Exactly repeat the material, dropping every picture from the copy.

■ ■ ■ ■ ■ ■ ■

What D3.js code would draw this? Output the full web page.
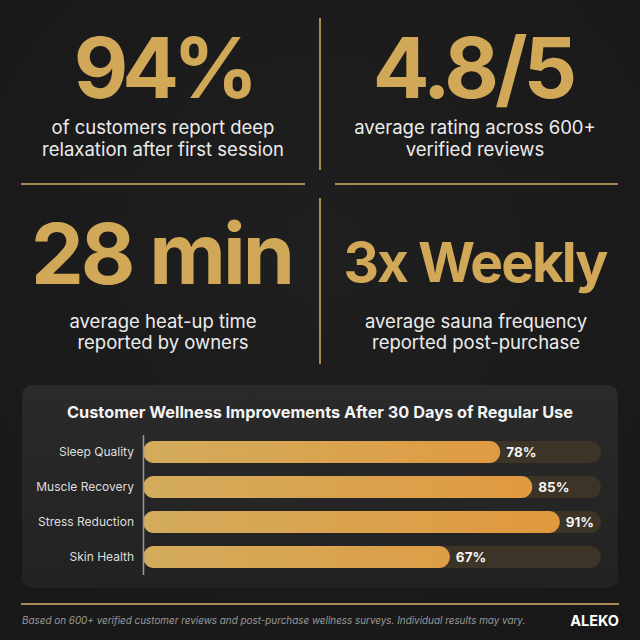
<!DOCTYPE html>
<html>
<head>
<meta charset="utf-8">
<script src="https://cdn.jsdelivr.net/npm/d3@7"></script>
<style>
  html, body { margin: 0; padding: 0; background: #1b1b1b; }
  svg { display: block; font-family: Inter, "Noto Sans", sans-serif; }
</style>
</head>
<body>
<div id="chart"></div>
<script>
// headline stats (left-to-right, top-to-bottom)
var statValues = ["94%", "4.8/5", "28 min", "3x Weekly"];
var statCaptions = [
    ["of customers report deep", "relaxation after first session"],
    ["average rating across 600+", "verified reviews"],
    ["average heat-up time", "reported by owners"],
    ["average sauna frequency", "reported post-purchase"]
];

// bar chart
var categories = ["Sleep Quality", "Muscle Recovery", "Stress Reduction", "Skin Health"];
var improvements = [78, 85, 91, 67];

var chartTitle = "Customer Wellness Improvements After 30 Days of Regular Use";
var footNote = "Based on 600+ verified customer reviews and post-purchase wellness surveys. Individual results may vary.";
var brand = "ALEKO";

var W = 640, H = 640;
var GOLD = "#d1a858";
var LINE = "#a88a55";

var svg = d3.select("#chart")
    .append("svg")
    .attr("width", W)
    .attr("height", H);

var defs = svg.append("defs");

var bg = defs.append("radialGradient").attr("id", "bg").attr("cx", "50%").attr("cy", "40%").attr("r", "75%");
bg.append("stop").attr("offset", "0%").attr("stop-color", "#1f1f1f");
bg.append("stop").attr("offset", "100%").attr("stop-color", "#181818");

var panelGrad = defs.append("linearGradient").attr("id", "panel").attr("x1", 0).attr("y1", 0).attr("x2", 0).attr("y2", 1);
panelGrad.append("stop").attr("offset", "0%").attr("stop-color", "#2a2a2a");
panelGrad.append("stop").attr("offset", "100%").attr("stop-color", "#222222");

var barGrad = defs.append("linearGradient").attr("id", "bar")
    .attr("gradientUnits", "userSpaceOnUse")
    .attr("x1", 143).attr("x2", 601).attr("y1", 0).attr("y2", 0);
barGrad.append("stop").attr("offset", "0%").attr("stop-color", "#d3ac5c");
barGrad.append("stop").attr("offset", "100%").attr("stop-color", "#e3963c");

svg.append("rect")
    .attr("width", W)
    .attr("height", H)
    .attr("fill", "url(#bg)");

// ---- stat blocks ----
var blockX = [166, 475, 163, 476];
var numY = [98, 98, 284, 282];
var numSize = [84, 84, 84, 55];
var numSpacing = [-6, -4, -3, -2];
var capY = [[128, 150], [128, 150], [322, 343], [322, 343]];
var captionX = [163, 475, 163, 476];

statValues.forEach(function (v, i) {
    svg.append("text")
        .attr("x", blockX[i])
        .attr("y", numY[i])
        // letter-spacing also trails the last glyph, so nudge back to centre
        .attr("dx", numSpacing[i] / 2)
        .attr("text-anchor", "middle")
        .attr("font-size", numSize[i])
        .attr("font-weight", 700)
        .attr("letter-spacing", numSpacing[i])
        .attr("fill", GOLD)
        .text(v);

    statCaptions[i].forEach(function (line, j) {
        svg.append("text")
            .attr("x", captionX[i])
            .attr("y", capY[i][j])
            .attr("dy", "0.35em")
            .attr("text-anchor", "middle")
            .attr("font-size", 18.5)
            .attr("fill", "#ececec")
            .text(line);
    });
});

// dividers
var dividers = [
    [320, 18, 320, 170],
    [320, 198, 320, 364],
    [21, 184, 305, 184],
    [335, 184, 618, 184],
    [21, 604, 619, 604]
];
svg.selectAll(".divider")
    .data(dividers)
    .enter()
    .append("line")
    .classed("divider", true)
    .attr("x1", function (d) { return d[0]; })
    .attr("y1", function (d) { return d[1]; })
    .attr("x2", function (d) { return d[2]; })
    .attr("y2", function (d) { return d[3]; })
    .attr("stroke", LINE)
    .attr("stroke-width", 2);

// ---- chart panel ----
svg.append("rect")
    .attr("x", 22)
    .attr("y", 385)
    .attr("width", 596)
    .attr("height", 203)
    .attr("rx", 10)
    .attr("fill", "url(#panel)");

svg.append("text")
    .attr("x", 320)
    .attr("y", 412)
    .attr("dy", "0.35em")
    .attr("text-anchor", "middle")
    .attr("font-size", 16.3)
    .attr("font-weight", 700)
    .attr("fill", "#f4f4f4")
    .text(chartTitle);

var x = d3.scaleLinear()
    .domain([0, 100])
    .range([143, 601]);

var y = d3.scaleBand()
    .domain(categories)
    .range([434.5, 574.5])
    .paddingInner(0.371)
    .paddingOuter(0.186);

var g = svg.append("g");

// tracks
g.selectAll(".track")
    .data(categories)
    .enter()
    .append("rect")
    .classed("track", true)
    .attr("x", x(0))
    .attr("y", function (d) { return y(d); })
    .attr("width", x(100) - x(0))
    .attr("height", y.bandwidth())
    .attr("rx", y.bandwidth() / 2)
    .attr("fill", "#3b3427");

// bars
g.selectAll(".bar")
    .data(improvements)
    .enter()
    .append("rect")
    .classed("bar", true)
    .attr("x", x(0))
    .attr("y", function (d, i) { return y(categories[i]); })
    .attr("width", function (d) { return x(d) - x(0); })
    .attr("height", y.bandwidth())
    .attr("rx", y.bandwidth() / 2)
    .attr("fill", "url(#bar)");

// value labels
g.selectAll(".val")
    .data(improvements)
    .enter()
    .append("text")
    .classed("val", true)
    .attr("x", function (d) { return x(d) + 6; })
    .attr("y", function (d, i) { return y(categories[i]) + y.bandwidth() / 2; })
    .attr("dy", "0.36em")
    .attr("font-size", 13.5)
    .attr("font-weight", 700)
    .attr("fill", "#f4f4f4")
    .text(function (d) { return d + "%"; });

// category axis
var yAxis = svg.append("g")
    .attr("transform", "translate(" + x(0) + ",0)")
    .call(d3.axisLeft(y).tickSize(0).tickSizeOuter(0).tickPadding(9));

yAxis.select(".domain")
    .attr("stroke", "#9a9a9a")
    .attr("stroke-width", 1.5);
yAxis.selectAll(".tick text")
    .attr("font-family", "Inter, sans-serif")
    .attr("font-size", 12)
    .attr("fill", "#dedede");

// ---- footer ----
svg.append("text")
    .attr("x", 22)
    .attr("y", 621)
    .attr("dy", "0.35em")
    .attr("font-size", 9.9)
    .attr("font-style", "italic")
    .attr("fill", "#9a9a9a")
    .text(footNote);

svg.append("text")
    .attr("x", 619)
    .attr("y", 621)
    .attr("dy", "0.35em")
    .attr("text-anchor", "end")
    .attr("font-size", 14.5)
    .attr("font-weight", 700)
    .attr("fill", "#ffffff")
    .text(brand);
</script>
</body>
</html>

■ ■ ■ ■ ■ ■ ■

Correct result:
What D3.js code would draw this? Output the full web page.
<!DOCTYPE html>
<html>
<head>
<meta charset="utf-8">
<script src="https://cdn.jsdelivr.net/npm/d3@7"></script>
<style>
  html, body { margin: 0; padding: 0; background: #1b1b1b; }
  svg { display: block; font-family: Inter, "Noto Sans", sans-serif; }
</style>
</head>
<body>
<div id="chart"></div>
<script>
// headline stats (left-to-right, top-to-bottom)
var statValues = ["94%", "4.8/5", "28 min", "3x Weekly"];
var statCaptions = [
    ["of customers report deep", "relaxation after first session"],
    ["average rating across 600+", "verified reviews"],
    ["average heat-up time", "reported by owners"],
    ["average sauna frequency", "reported post-purchase"]
];

// bar chart
var categories = ["Sleep Quality", "Muscle Recovery", "Stress Reduction", "Skin Health"];
var improvements = [78, 85, 91, 67];

var chartTitle = "Customer Wellness Improvements After 30 Days of Regular Use";
var footNote = "Based on 600+ verified customer reviews and post-purchase wellness surveys. Individual results may vary.";
var brand = "ALEKO";

var W = 640, H = 640;
var GOLD = "#d1a858";
var LINE = "#a88a55";

var svg = d3.select("#chart")
    .append("svg")
    .attr("width", W)
    .attr("height", H);

var defs = svg.append("defs");

var bg = defs.append("radialGradient").attr("id", "bg").attr("cx", "50%").attr("cy", "40%").attr("r", "75%");
bg.append("stop").attr("offset", "0%").attr("stop-color", "#1f1f1f");
bg.append("stop").attr("offset", "100%").attr("stop-color", "#181818");

var panelGrad = defs.append("linearGradient").attr("id", "panel").attr("x1", 0).attr("y1", 0).attr("x2", 0).attr("y2", 1);
panelGrad.append("stop").attr("offset", "0%").attr("stop-color", "#2a2a2a");
panelGrad.append("stop").attr("offset", "100%").attr("stop-color", "#222222");

var barGrad = defs.append("linearGradient").attr("id", "bar")
    .attr("gradientUnits", "userSpaceOnUse")
    .attr("x1", 143).attr("x2", 601).attr("y1", 0).attr("y2", 0);
barGrad.append("stop").attr("offset", "0%").attr("stop-color", "#d3ac5c");
barGrad.append("stop").attr("offset", "100%").attr("stop-color", "#e3963c");

svg.append("rect")
    .attr("width", W)
    .attr("height", H)
    .attr("fill", "url(#bg)");

// ---- stat blocks ----
var blockX = [166, 475, 163, 476];
var numY = [98, 98, 284, 282];
var numSize = [84, 84, 84, 55];
var numSpacing = [-6, -4, -3, -2];
var capY = [[128, 150], [128, 150], [322, 343], [322, 343]];
var captionX = [163, 475, 163, 476];

statValues.forEach(function (v, i) {
    svg.append("text")
        .attr("x", blockX[i])
        .attr("y", numY[i])
        // letter-spacing also trails the last glyph, so nudge back to centre
        .attr("dx", numSpacing[i] / 2)
        .attr("text-anchor", "middle")
        .attr("font-size", numSize[i])
        .attr("font-weight", 700)
        .attr("letter-spacing", numSpacing[i])
        .attr("fill", GOLD)
        .text(v);

    statCaptions[i].forEach(function (line, j) {
        svg.append("text")
            .attr("x", captionX[i])
            .attr("y", capY[i][j])
            .attr("dy", "0.35em")
            .attr("text-anchor", "middle")
            .attr("font-size", 18.5)
            .attr("fill", "#ececec")
            .text(line);
    });
});

// dividers
var dividers = [
    [320, 18, 320, 170],
    [320, 198, 320, 364],
    [21, 184, 305, 184],
    [335, 184, 618, 184],
    [21, 604, 619, 604]
];
svg.selectAll(".divider")
    .data(dividers)
    .enter()
    .append("line")
    .classed("divider", true)
    .attr("x1", function (d) { return d[0]; })
    .attr("y1", function (d) { return d[1]; })
    .attr("x2", function (d) { return d[2]; })
    .attr("y2", function (d) { return d[3]; })
    .attr("stroke", LINE)
    .attr("stroke-width", 2);

// ---- chart panel ----
svg.append("rect")
    .attr("x", 22)
    .attr("y", 385)
    .attr("width", 596)
    .attr("height", 203)
    .attr("rx", 10)
    .attr("fill", "url(#panel)");

svg.append("text")
    .attr("x", 320)
    .attr("y", 412)
    .attr("dy", "0.35em")
    .attr("text-anchor", "middle")
    .attr("font-size", 16.3)
    .attr("font-weight", 700)
    .attr("fill", "#f4f4f4")
    .text(chartTitle);

var x = d3.scaleLinear()
    .domain([0, 100])
    .range([143, 601]);

var y = d3.scaleBand()
    .domain(categories)
    .range([434.5, 574.5])
    .paddingInner(0.371)
    .paddingOuter(0.186);

var g = svg.append("g");

// tracks
g.selectAll(".track")
    .data(categories)
    .enter()
    .append("rect")
    .classed("track", true)
    .attr("x", x(0))
    .attr("y", function (d) { return y(d); })
    .attr("width", x(100) - x(0))
    .attr("height", y.bandwidth())
    .attr("rx", y.bandwidth() / 2)
    .attr("fill", "#3b3427");

// bars
g.selectAll(".bar")
    .data(improvements)
    .enter()
    .append("rect")
    .classed("bar", true)
    .attr("x", x(0))
    .attr("y", function (d, i) { return y(categories[i]); })
    .attr("width", function (d) { return x(d) - x(0); })
    .attr("height", y.bandwidth())
    .attr("rx", y.bandwidth() / 2)
    .attr("fill", "url(#bar)");

// value labels
g.selectAll(".val")
    .data(improvements)
    .enter()
    .append("text")
    .classed("val", true)
    .attr("x", function (d) { return x(d) + 6; })
    .attr("y", function (d, i) { return y(categories[i]) + y.bandwidth() / 2; })
    .attr("dy", "0.36em")
    .attr("font-size", 13.5)
    .attr("font-weight", 700)
    .attr("fill", "#f4f4f4")
    .text(function (d) { return d + "%"; });

// category axis
var yAxis = svg.append("g")
    .attr("transform", "translate(" + x(0) + ",0)")
    .call(d3.axisLeft(y).tickSize(0).tickSizeOuter(0).tickPadding(9));

yAxis.select(".domain")
    .attr("stroke", "#9a9a9a")
    .attr("stroke-width", 1.5);
yAxis.selectAll(".tick text")
    .attr("font-family", "Inter, sans-serif")
    .attr("font-size", 12)
    .attr("fill", "#dedede");

// ---- footer ----
svg.append("text")
    .attr("x", 22)
    .attr("y", 621)
    .attr("dy", "0.35em")
    .attr("font-size", 9.9)
    .attr("font-style", "italic")
    .attr("fill", "#9a9a9a")
    .text(footNote);

svg.append("text")
    .attr("x", 619)
    .attr("y", 621)
    .attr("dy", "0.35em")
    .attr("text-anchor", "end")
    .attr("font-size", 14.5)
    .attr("font-weight", 700)
    .attr("fill", "#ffffff")
    .text(brand);
</script>
</body>
</html>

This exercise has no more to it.